The challenges Gurdip would face often resulted from her husband’s alcoholism. At the beginning, Gurdip tried to hide it from her parents and although the drinking kept getting worse, Gurdip continued to stay resilient.
Gurdip initially worked at a farm that was run by Japanese people for twelve years and recalls it to be difficult to communicate with others. Here, she learned different aspects of farm work and she was also able to improve her English. During her job at one of the multiple farms she worked at, she learned about a care-aid program that a few of her co-workers were participating in. After passing an interview, she was accepted into a care-aid educational course at the Family Resource Institute and Career College in 1992, halting her work at a farm.
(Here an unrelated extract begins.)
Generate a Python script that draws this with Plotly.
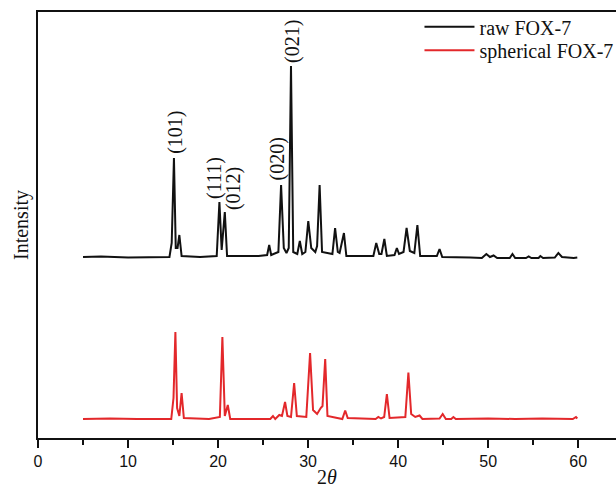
import plotly.graph_objects as go

# ---- data (2theta in degrees, intensity in a.u.) ----
raw_2theta = [5.0, 7.0, 10.0, 13.0, 14.6, 14.85, 15.1, 15.3, 15.5, 15.7, 15.95, 18.0,
              19.85, 20.15, 20.4, 20.75, 21.0, 24.5, 25.45, 25.68, 25.9, 26.7, 27.0, 27.3,
              27.6, 27.85, 28.1, 28.35, 28.8, 29.08, 29.35, 29.7, 30.02, 30.35, 30.8, 31.0,
              31.28, 31.55, 32.7, 33.0, 33.3, 33.5, 33.98, 34.25, 37.25, 37.57, 37.9, 38.15,
              38.47, 38.75, 39.6, 39.86, 40.1, 40.6, 40.94, 41.3, 41.8, 42.14, 42.45, 44.3,
              44.6, 44.9, 46.0, 48.0, 49.3, 49.8, 50.2, 50.6, 51.0, 52.4, 52.7, 53.0,
              54.2, 54.5, 54.8, 55.6, 55.8, 56.1, 57.4, 57.8, 58.2, 59.5, 59.9]
raw_intensity = [181, 181.5, 180.5, 181, 181, 195, 280, 190, 190, 203, 182, 181,
                 182, 236, 188, 226, 182, 182, 183, 193, 183, 186, 253, 190,
                 185, 190, 372, 186, 184, 197, 184, 186, 217, 190, 186, 192,
                 253, 186, 184, 210, 186, 185, 205, 182, 182, 195, 184, 184,
                 199, 182, 183, 190, 184, 186, 210, 187, 185, 213, 182, 182,
                 189, 181, 181, 180.5, 180, 184, 181, 182.5, 180, 180, 184, 180,
                 180, 181.5, 180, 180, 182, 180, 180.5, 185, 181, 180, 180.5]

sph_2theta = [5.0, 8.0, 11.0, 14.8, 15.05, 15.26, 15.45, 15.7, 15.95, 16.2, 19.0,
              20.2, 20.48, 20.75, 21.08, 21.35, 25.8, 26.1, 26.35, 26.6, 26.8, 27.1,
              27.44, 27.7, 28.1, 28.45, 28.75, 29.8, 30.22, 30.55, 31.0, 31.4, 31.6,
              31.9, 32.15, 33.8, 34.12, 34.4, 37.5, 37.8, 38.1, 38.45, 38.75, 39.05,
              40.8, 41.14, 41.45, 41.9, 42.38, 42.7, 44.6, 44.95, 45.3, 45.9, 46.14,
              46.4, 50.0, 53.0, 56.0, 59.4, 59.75, 59.9]
sph_intensity = [19, 19.5, 19, 19, 40, 106, 30, 22, 45, 20, 19,
                 21, 101, 22, 33, 19, 19, 22, 19, 21, 23, 22,
                 36, 22, 21, 55, 22, 21, 85, 28, 24, 30, 32,
                 79, 22, 19, 27.5, 20, 19, 21, 19.5, 21, 44, 20,
                 21, 65.5, 24, 21, 22.5, 19, 19.5, 24, 19, 19, 21,
                 19, 19.5, 19, 19.5, 19, 21, 19.5]

series_names = ["raw FOX-7", "spherical FOX-7"]
series_colors = ["#111111", "#e3282b"]

hkl_labels = ["(101)", "(111)", "(012)", "(020)", "(021)"]
hkl_x = [15.2, 19.54, 21.67, 26.6, 28.2]
hkl_y = [306, 260, 249, 279, 397]

x_ticks = [0, 10, 20, 30, 40, 50, 60]

SERIF = "Liberation Serif, Times New Roman, serif"
SANS = "Liberation Sans, Arial, sans-serif"

fig = go.Figure()
fig.add_trace(go.Scatter(x=raw_2theta, y=raw_intensity, mode="lines", name=series_names[0],
                         line=dict(color=series_colors[0], width=2), legend="legend"))
fig.add_trace(go.Scatter(x=sph_2theta, y=sph_intensity, mode="lines", name=series_names[1],
                         line=dict(color=series_colors[1], width=2), legend="legend2"))

for lab, xx, yy in zip(hkl_labels, hkl_x, hkl_y):
    fig.add_annotation(x=xx, y=yy, text=lab, textangle=-90, showarrow=False,
                       xanchor="center", yanchor="middle",
                       font=dict(family=SERIF, size=20, color="#111111"))

legend_common = dict(font=dict(family=SERIF, size=20, color="#111111"),
                     bgcolor="rgba(0,0,0,0)", borderwidth=0, itemwidth=50,
                     xanchor="left", yanchor="middle", xref="paper", yref="paper")

fig.update_layout(
    width=616, height=488,
    margin=dict(l=38, r=0, t=12, b=50, autoexpand=False),
    paper_bgcolor="white", plot_bgcolor="white",
    showlegend=True,
    legend=dict(x=0.66, y=(438 - 26.8) / 426, **legend_common),
    legend2=dict(x=0.66, y=(438 - 50.2) / 426, **legend_common),
    xaxis=dict(range=[0, 64.2], tickvals=x_ticks, ticks="outside", ticklen=8, tickwidth=1.5,
               tickcolor="#111111", showline=True, linecolor="#111111", linewidth=2,
               mirror=True, showgrid=False, zeroline=False,
               minor=dict(dtick=5, tick0=0, ticks="outside", ticklen=5, tickwidth=1.5,
                          tickcolor="#111111", showgrid=False),
               tickfont=dict(family=SANS, size=16, color="#111111"),
               title=dict(text="2<i>θ</i>", font=dict(family=SERIF, size=20, color="#111111"),
                          standoff=4)),
    yaxis=dict(range=[0, 426], showticklabels=False, ticks="", showline=True,
               linecolor="#111111", linewidth=2, mirror=False, showgrid=False,
               zeroline=False,
               title=dict(text="Intensity", font=dict(family=SERIF, size=20, color="#111111"),
                          standoff=2)),
)

fig.write_html("out.html", config={"displayModeBar": False},
               post_script="document.body.style.margin='0';document.body.style.padding='0';")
She would drive herself from Abbotsford to the school in Vancouver to study, leaving at seven in the morning and returning home seven at night. She continued to do this for four months until she qualified.
During this time period, her younger brother-in-law would stay with her, and he would often drink alcohol. One night, shortly after Gurdip had completed her care-aid training, her younger brother-in-law was found unresponsive on the stairs at her home. He had drank too much, and unfortunately passed away. However, her relatives would blame her for his death. During this time period, her son was exposed to all of this. She started the process of divorce from her husband in 1992, which was finalized in 1994. She recalls her lowest day as being July 31st, 1994, when she had nothing left. Her son had started to look at jobs as a teenager and got a job as a berry picker at a local farm. He was eager to work and help his mother out- Gurdip recalls him running to the phone whenever it rang to see if it was the farm calling him to give him work.
After her divorce, her husband travelled to India and got re-married to his younger brother’s previous wife. The previous wife’s family really wanted their daughter to go to Canada. Gurdip’s husband re-married prior to a thirty-one day period required after a finalized divorce. He tried to bring his new wife over to Canada, but Gurdip worked to receive justice. She travelled to India and received her share of the land, and informed immigration officers of her ex-husband’s new wife. Due to Gurdip’s efforts, her ex-husband was never able to bring his new wife over to Canada, even after a long appeal case. During this time period, she also worked hard to bring over her mama’s (mom’s younger brother) daughter to Canada. However, she was unable to get custody, because her adopted daughter was out of country. She fought the case for eleven years before finally winning, and bringing her adopted daughter over to Canada.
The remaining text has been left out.